Un vaso se rompe, una mujer en traje de baño y sombrero barre los restos, no todos suben a la pala. Con filo hambriento uno se queda a la espera de un pie. Ella lo ve, lo deja y se sienta cerca, al acecho, en misteriosa aquiescencia, como si pudiera en quietud traer a la víctima y pararla sobre el vidrio roto. Está tan cerca del tajo por venir que la ilusión casi la delata. La que espera sentada es la enfermera Alma (Bibi Andersson) y la que dará un grito de dolor es Elisabet Vogler (Liv Ullmann), la actriz que un día -después de ser Electra en el escenario- dejó de hablar y eligió el silencio. Esta escena de Persona (Bergman, 1966) es una de las primeras añoranzas en procesión que aparece con la noticia de su muerte para mostrarla viva, gloriosa, joven y con el pelo corto, como si fuera el casquito de un duende. “Un verdadero poema de dos espíritus femeninos que intercambian sus anhelos, represiones y aflicciones mentales”, dijo el crítico de moda cuando la película se estrenó en los Estados Unidos. Las dos van apenas cerca y tan próximas. Súplica de invisibilidad incorporada y primeros planos para la cara de una mujer, de dos. Se recuerdan juntas con los mismos atavíos justo cuando la palabra atavíos pasa entre la multitud como la sombra que entre los espejos se le trasmite avara. No son un narciso fatigado, son un peligroso cocodrilo anímico.

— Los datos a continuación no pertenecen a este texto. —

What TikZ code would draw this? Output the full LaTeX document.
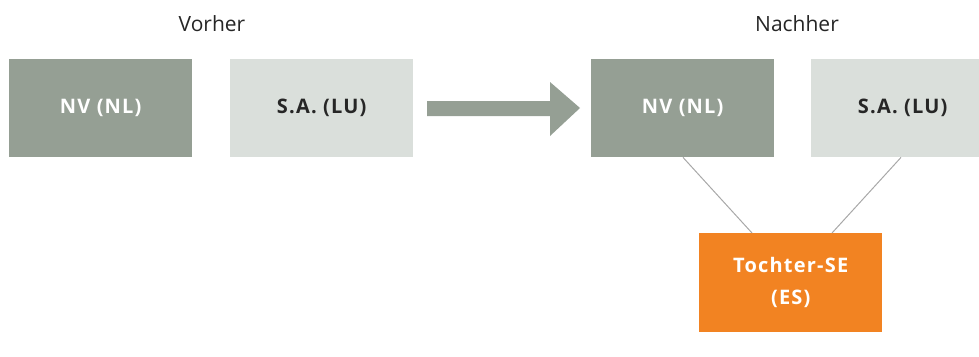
\documentclass[tikz,border=0pt]{standalone}
\usepackage{fontspec}
\usetikzlibrary{calc}
\setmainfont{Open Sans}
\newfontfamily\boxfont[LetterSpace=6]{Open Sans}
\definecolor{dkbox}{HTML}{959F94}
\definecolor{ltbox}{HTML}{DADFDB}
\definecolor{orbox}{HTML}{F28322}
\definecolor{lnk}{HTML}{A8A8A8}
\begin{document}
\begin{tikzpicture}[x=1pt,y=-1pt,
  box/.style={rectangle,minimum width=183pt,minimum height=98pt,inner sep=0pt,anchor=north west,
     font=\boxfont\fontsize{20}{32}\selectfont\bfseries,align=center},
  dark/.style={box,fill=dkbox,text=white},
  light/.style={box,fill=ltbox,text=black!85},
  orange/.style={box,fill=orbox,text=white},
  head/.style={font=\fontsize{21}{24}\selectfont,text=black!85},
  link/.style={draw=lnk,line width=1pt}]
\useasboundingbox (0,0) rectangle (979,356);
\node[head] (vorher) at (212,24) {Vorher};
\node[head] (nachher) at (797,24) {Nachher};
\node[dark] (nv1) at (9,59) {NV (NL)};
\node[light] (sa1) at (230,59) {S.A. (LU)};
\node[dark] (nv2) at (591,59) {NV (NL)};
\node[light] (sa2) at (811,59) {S.A. (LU)};
\node[orange,minimum height=99pt] (se) at (699,233) {Tochter-SE\\(ES)};
\fill[dkbox] (427,101) -- (550,101) -- (550,82) -- (580,108) -- (550,136) -- (550,116) -- (427,116) -- cycle;
\draw[link] ($(nv2.south west)+(92,0)$) -- ($(se.north west)+(53,0)$);
\draw[link] ($(sa2.south west)+(90,0)$) -- ($(se.north west)+(133,0)$);
\end{tikzpicture}
\end{document}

Persona la hizo famosa, “cuando leí Persona no me sentí halagada. No entendía por qué tenía que tener este tipo de personalidad insegura y débil cuando luchaba tanto para estar segura de mí misma y para encubrir mis inseguridades (…) después entendí que Bergman era totalmente consciente de mi personalidad (…) y yo logré lo que me propuse hacer como actriz: creé una persona”. Bergman y ella se conocieron haciendo la publicidad de un jabón en la que había un marido o un príncipe (comparten maquillaje y vestuario en las propagandas) y la promesa de cien besos por un poco de espuma, Bibi tenía quince años. No tuvo que pasar mucho tiempo para que la jovencita de “rostro fresco” que se llamaba Berit Elisabeth, estudiante del Terserus teaterskola y del Real Teatro Dramático de Estocolmo y elenco en un teatro de Malmö, salpicara devoción en pequeñas dosis en Cuando huye el día, en El séptimo sello -fresas silvestres para el errante Max von Sydow -, y para que las palabras musa y romance la unieran al director sueco. Otros romances, tres maridos y una hija alcanzan para imaginar una vida privada. La pública, atesora horas de teatro clásico: Molière, Chéjov, Shakespeare, horas de Broadway con un texto de Erich Maria Remarque, y muchas películas entre las que aparecen los nombres de Huston, Altman (con Bibi y su homérico monólogo sobre un sueño) y la premiada La fiesta de Babette.
Hacía diez años que estaba enferma e internada tras un derrame cerebral que sufrió en Francia, en la primavera de 2009. Unos días antes de morir Liv Ullmann fue a visitarla y a despedirla con una canción. Graciela Borges lo hizo a la distancia y agradeciéndole: “Fue una maestría para mí, trabajar juntas en Pobre Mariposa, estás en mi corazón como las historias que me contabas y la mariposa que me regalaste el último día”. Una canción y un posteo hacen que el recuerdo se vuelva cine, visión viva que revoca cualquier adiós.